►

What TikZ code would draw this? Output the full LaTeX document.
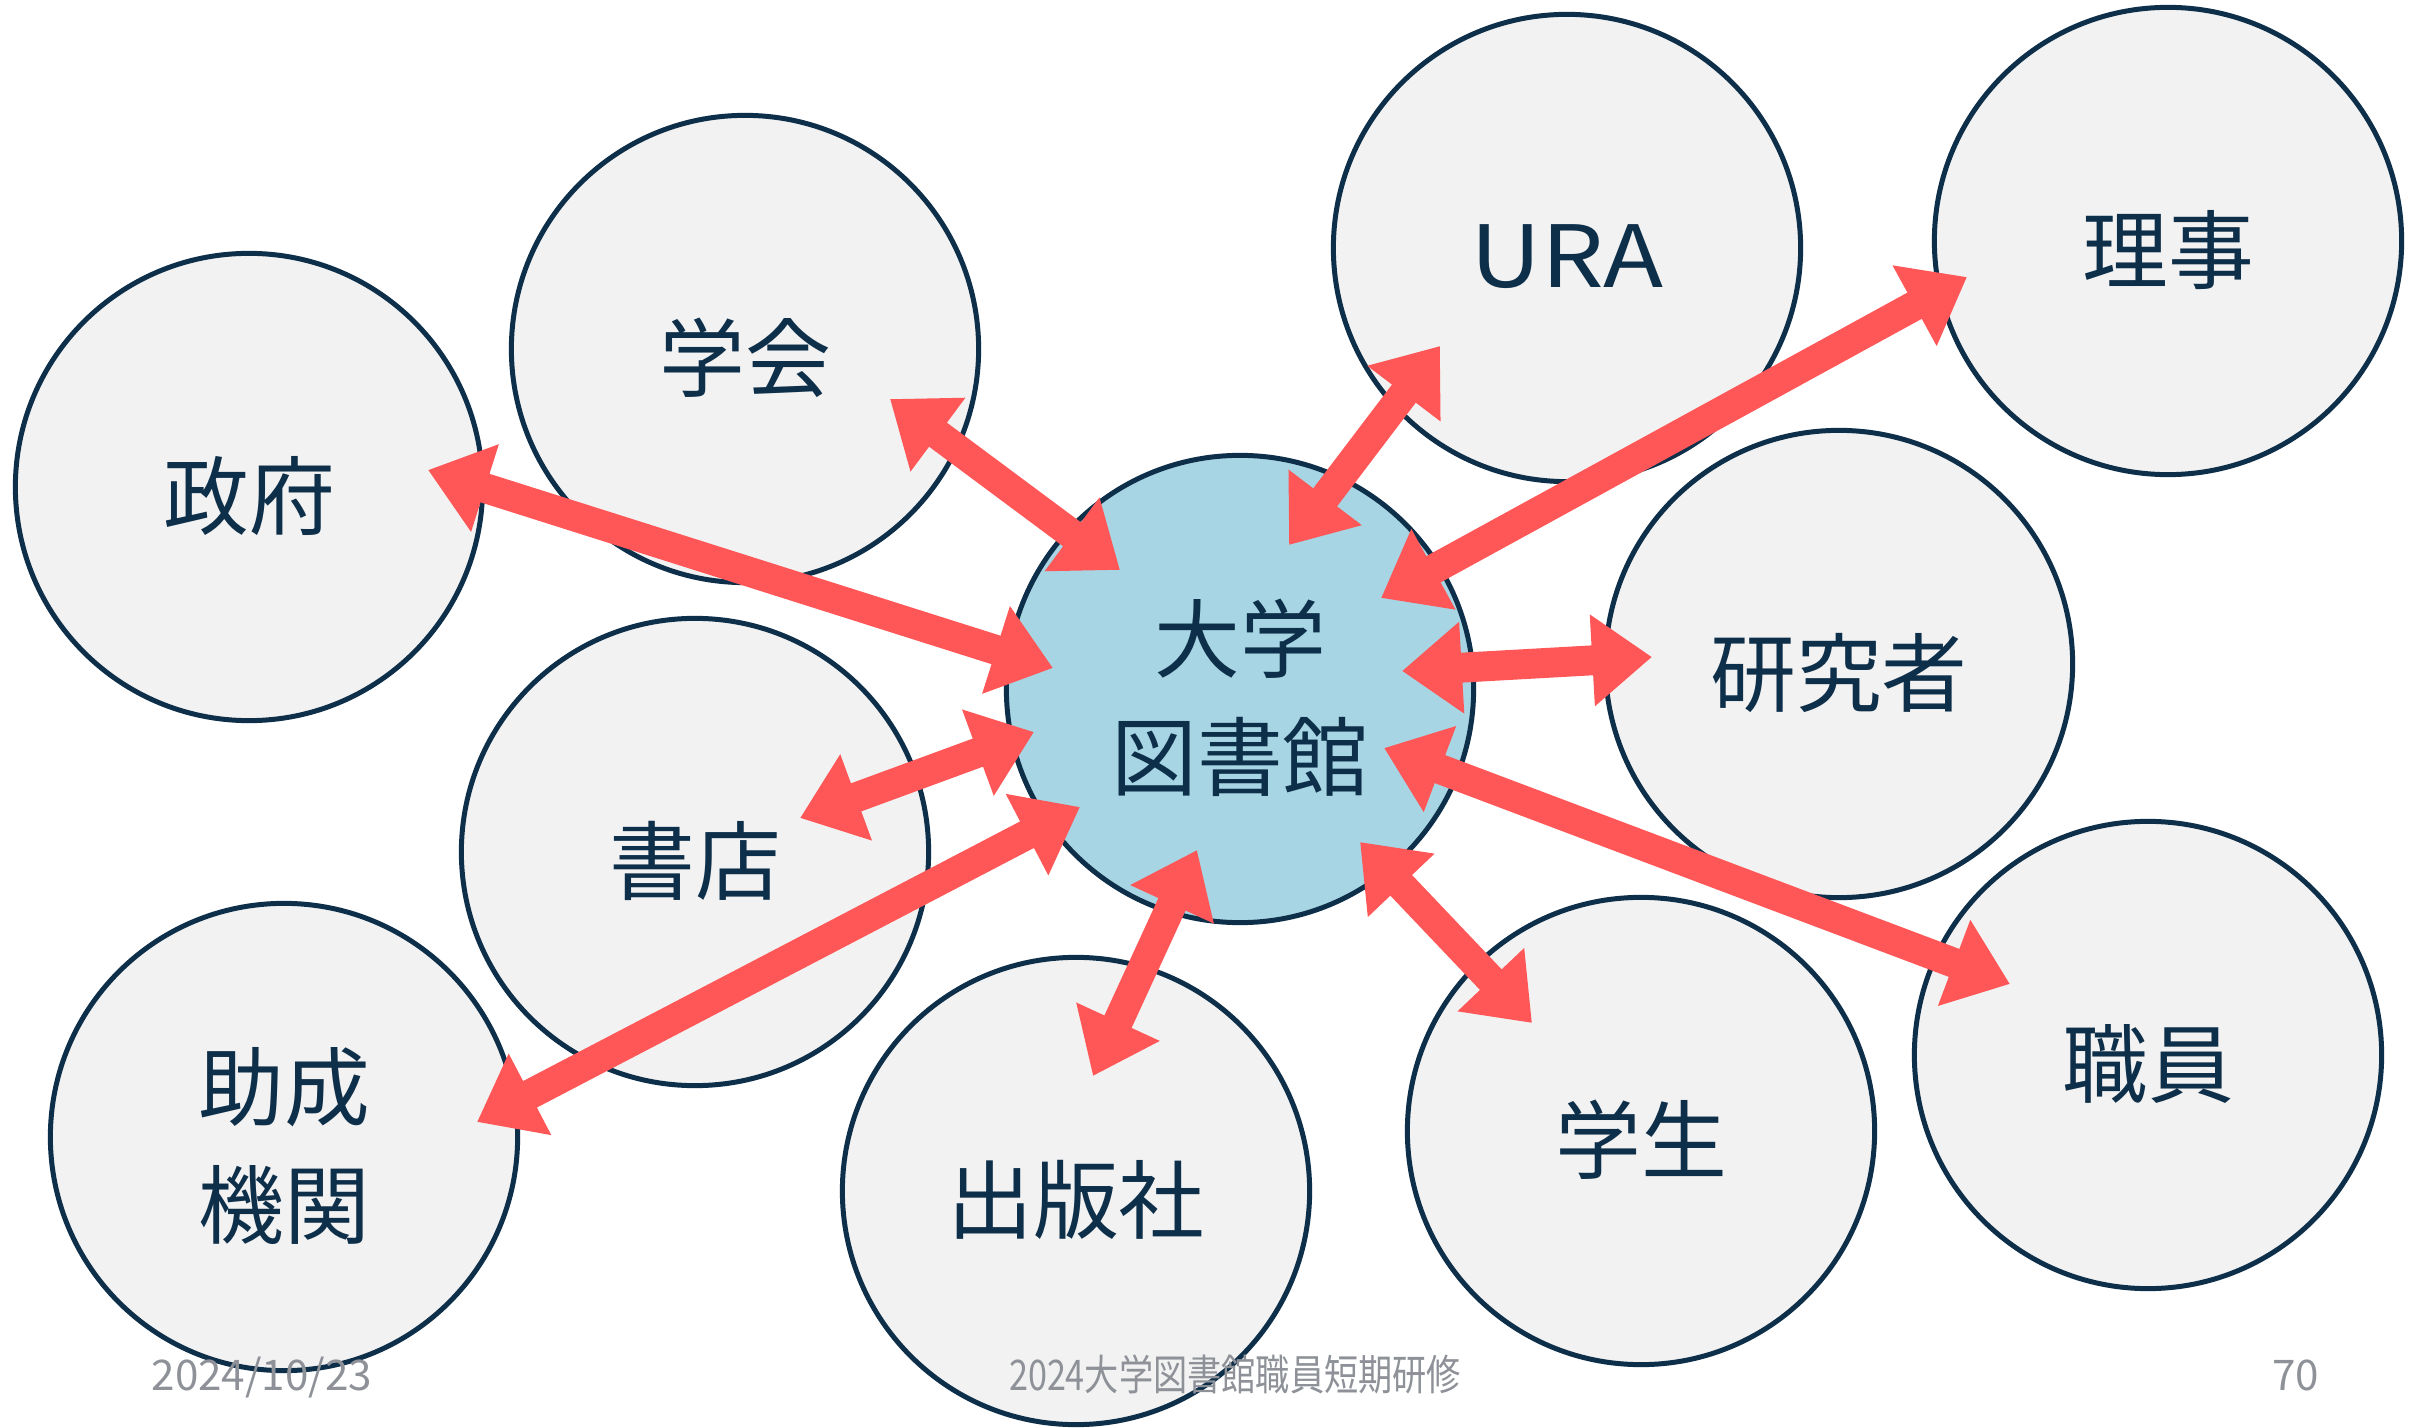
\documentclass[tikz,border=0pt]{standalone}
\usepackage{fontspec}
\newfontfamily\cjk{Noto Sans CJK JP}
\newfontfamily\cjknarrow[FakeStretch=0.81]{Noto Sans CJK JP}
\newfontfamily\latinwide[FakeStretch=1.15]{Noto Sans CJK JP}
\usetikzlibrary{arrows.meta}
\definecolor{navy}{HTML}{0E2F4A}
\definecolor{pale}{HTML}{F2F2F2}
\definecolor{libblue}{HTML}{A7D5E3}
\definecolor{arrowred}{HTML}{FF5757}
\definecolor{footgray}{HTML}{8E9298}
\newcommand{\lowr}[1]{\raisebox{-0.09cm}[\height][\depth]{#1}}
\begin{document}
\begin{tikzpicture}[x=0.01cm,y=-0.01cm,
  party/.style={circle, draw=navy, line width=1.42pt, fill=pale, minimum size=4.67cm,
    inner sep=0pt, text=navy, font=\cjk\fontsize{24.4}{33.5}\selectfont, align=center},
  hub/.style={party, fill=libblue},
  link/.style={draw=arrowred, line width=8.5pt, >={Triangle[width=25pt,length=17pt]}, <->},
  foottext/.style={text=footgray, font=\cjk\fontsize{12}{14}\selectfont, inner sep=0pt}]
\fill[white] (0,0) rectangle (2433,1428);
\useasboundingbox (0,0) rectangle (2433,1428);

% circles
\node[party] (seifu)   at (249,487)   {\lowr{政府}};
\node[party] (gakkai)  at (745,349)   {\lowr{学会}};
\node[party] (ura)     at (1567,248)  {\lowr{\latinwide URA}};
\node[party] (riji)    at (2168,241)  {\lowr{理事}};
\node[party] (kenkyu)  at (1839,664)  {\lowr{研究者}};
\node[party] (shoten)  at (695,852)   {\lowr{書店}};
\node[party] (josei)   at (284,1137)  {\lowr{助成}\\\lowr{機関}};
\node[party] (shuppan) at (1076,1191) {\lowr{出版社}};
\node[party] (gakusei) at (1641,1131) {\lowr{学生}};
\node[party] (shokuin) at (2148,1055) {\lowr{職員}};
\node[hub]   (lib)     at (1240,689)  {\lowr{大学}\\\lowr{図書館}};

% footer
\node[foottext, anchor=base west] (date)  at (151,1390)  {2024/10/23};
\node[foottext, anchor=base, font=\cjknarrow\fontsize{12}{14}\selectfont] (title) at (1235,1390) {2024大学図書館職員短期研修};
\node[foottext, anchor=base east] (page)  at (2320,1390) {70};

% arrow end points
\coordinate (seifuE)   at (428,470);   \coordinate (libSeifu)   at (1053,668);
\coordinate (gakkaiE)  at (890,399);   \coordinate (libGakkai)  at (1120,570);
\coordinate (uraE)     at (1440,346);  \coordinate (libUra)     at (1289,545);
\coordinate (rijiE)    at (1967,277);  \coordinate (libRiji)    at (1381,598);
\coordinate (kenkyuE)  at (1652,657);  \coordinate (libKenkyu)  at (1402,671);
\coordinate (shotenE)  at (800,818);   \coordinate (libShoten)  at (1034,732);
\coordinate (joseiE)   at (477,1122);  \coordinate (libJosei)   at (1080,807);
\coordinate (shuppanE) at (1093,1076); \coordinate (libShuppan) at (1197,850);
\coordinate (gakuseiE) at (1532,1023); \coordinate (libGakusei) at (1360,842);
\coordinate (shokuinE) at (2010,984);  \coordinate (libShokuin) at (1384,748);

% connectors
\draw[link] (seifuE)   -- (libSeifu);
\draw[link] (gakkaiE)  -- (libGakkai);
\draw[link] (uraE)     -- (libUra);
\draw[link] (rijiE)    -- (libRiji);
\draw[link] (kenkyuE)  -- (libKenkyu);
\draw[link] (shotenE)  -- (libShoten);
\draw[link] (joseiE)   -- (libJosei);
\draw[link] (shuppanE) -- (libShuppan);
\draw[link] (gakuseiE) -- (libGakusei);
\draw[link] (shokuinE) -- (libShokuin);
\end{tikzpicture}
\end{document}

◄

● Problem statement: Omitting all images, print the listing exactly.

● Expected output:
What TikZ code would draw this? Output the full LaTeX document.
\documentclass[tikz,border=0pt]{standalone}
\usepackage{fontspec}
\newfontfamily\cjk{Noto Sans CJK JP}
\newfontfamily\cjknarrow[FakeStretch=0.81]{Noto Sans CJK JP}
\newfontfamily\latinwide[FakeStretch=1.15]{Noto Sans CJK JP}
\usetikzlibrary{arrows.meta}
\definecolor{navy}{HTML}{0E2F4A}
\definecolor{pale}{HTML}{F2F2F2}
\definecolor{libblue}{HTML}{A7D5E3}
\definecolor{arrowred}{HTML}{FF5757}
\definecolor{footgray}{HTML}{8E9298}
\newcommand{\lowr}[1]{\raisebox{-0.09cm}[\height][\depth]{#1}}
\begin{document}
\begin{tikzpicture}[x=0.01cm,y=-0.01cm,
  party/.style={circle, draw=navy, line width=1.42pt, fill=pale, minimum size=4.67cm,
    inner sep=0pt, text=navy, font=\cjk\fontsize{24.4}{33.5}\selectfont, align=center},
  hub/.style={party, fill=libblue},
  link/.style={draw=arrowred, line width=8.5pt, >={Triangle[width=25pt,length=17pt]}, <->},
  foottext/.style={text=footgray, font=\cjk\fontsize{12}{14}\selectfont, inner sep=0pt}]
\fill[white] (0,0) rectangle (2433,1428);
\useasboundingbox (0,0) rectangle (2433,1428);

% circles
\node[party] (seifu)   at (249,487)   {\lowr{政府}};
\node[party] (gakkai)  at (745,349)   {\lowr{学会}};
\node[party] (ura)     at (1567,248)  {\lowr{\latinwide URA}};
\node[party] (riji)    at (2168,241)  {\lowr{理事}};
\node[party] (kenkyu)  at (1839,664)  {\lowr{研究者}};
\node[party] (shoten)  at (695,852)   {\lowr{書店}};
\node[party] (josei)   at (284,1137)  {\lowr{助成}\\\lowr{機関}};
\node[party] (shuppan) at (1076,1191) {\lowr{出版社}};
\node[party] (gakusei) at (1641,1131) {\lowr{学生}};
\node[party] (shokuin) at (2148,1055) {\lowr{職員}};
\node[hub]   (lib)     at (1240,689)  {\lowr{大学}\\\lowr{図書館}};

% footer
\node[foottext, anchor=base west] (date)  at (151,1390)  {2024/10/23};
\node[foottext, anchor=base, font=\cjknarrow\fontsize{12}{14}\selectfont] (title) at (1235,1390) {2024大学図書館職員短期研修};
\node[foottext, anchor=base east] (page)  at (2320,1390) {70};

% arrow end points
\coordinate (seifuE)   at (428,470);   \coordinate (libSeifu)   at (1053,668);
\coordinate (gakkaiE)  at (890,399);   \coordinate (libGakkai)  at (1120,570);
\coordinate (uraE)     at (1440,346);  \coordinate (libUra)     at (1289,545);
\coordinate (rijiE)    at (1967,277);  \coordinate (libRiji)    at (1381,598);
\coordinate (kenkyuE)  at (1652,657);  \coordinate (libKenkyu)  at (1402,671);
\coordinate (shotenE)  at (800,818);   \coordinate (libShoten)  at (1034,732);
\coordinate (joseiE)   at (477,1122);  \coordinate (libJosei)   at (1080,807);
\coordinate (shuppanE) at (1093,1076); \coordinate (libShuppan) at (1197,850);
\coordinate (gakuseiE) at (1532,1023); \coordinate (libGakusei) at (1360,842);
\coordinate (shokuinE) at (2010,984);  \coordinate (libShokuin) at (1384,748);

% connectors
\draw[link] (seifuE)   -- (libSeifu);
\draw[link] (gakkaiE)  -- (libGakkai);
\draw[link] (uraE)     -- (libUra);
\draw[link] (rijiE)    -- (libRiji);
\draw[link] (kenkyuE)  -- (libKenkyu);
\draw[link] (shotenE)  -- (libShoten);
\draw[link] (joseiE)   -- (libJosei);
\draw[link] (shuppanE) -- (libShuppan);
\draw[link] (gakuseiE) -- (libGakusei);
\draw[link] (shokuinE) -- (libShokuin);
\end{tikzpicture}
\end{document}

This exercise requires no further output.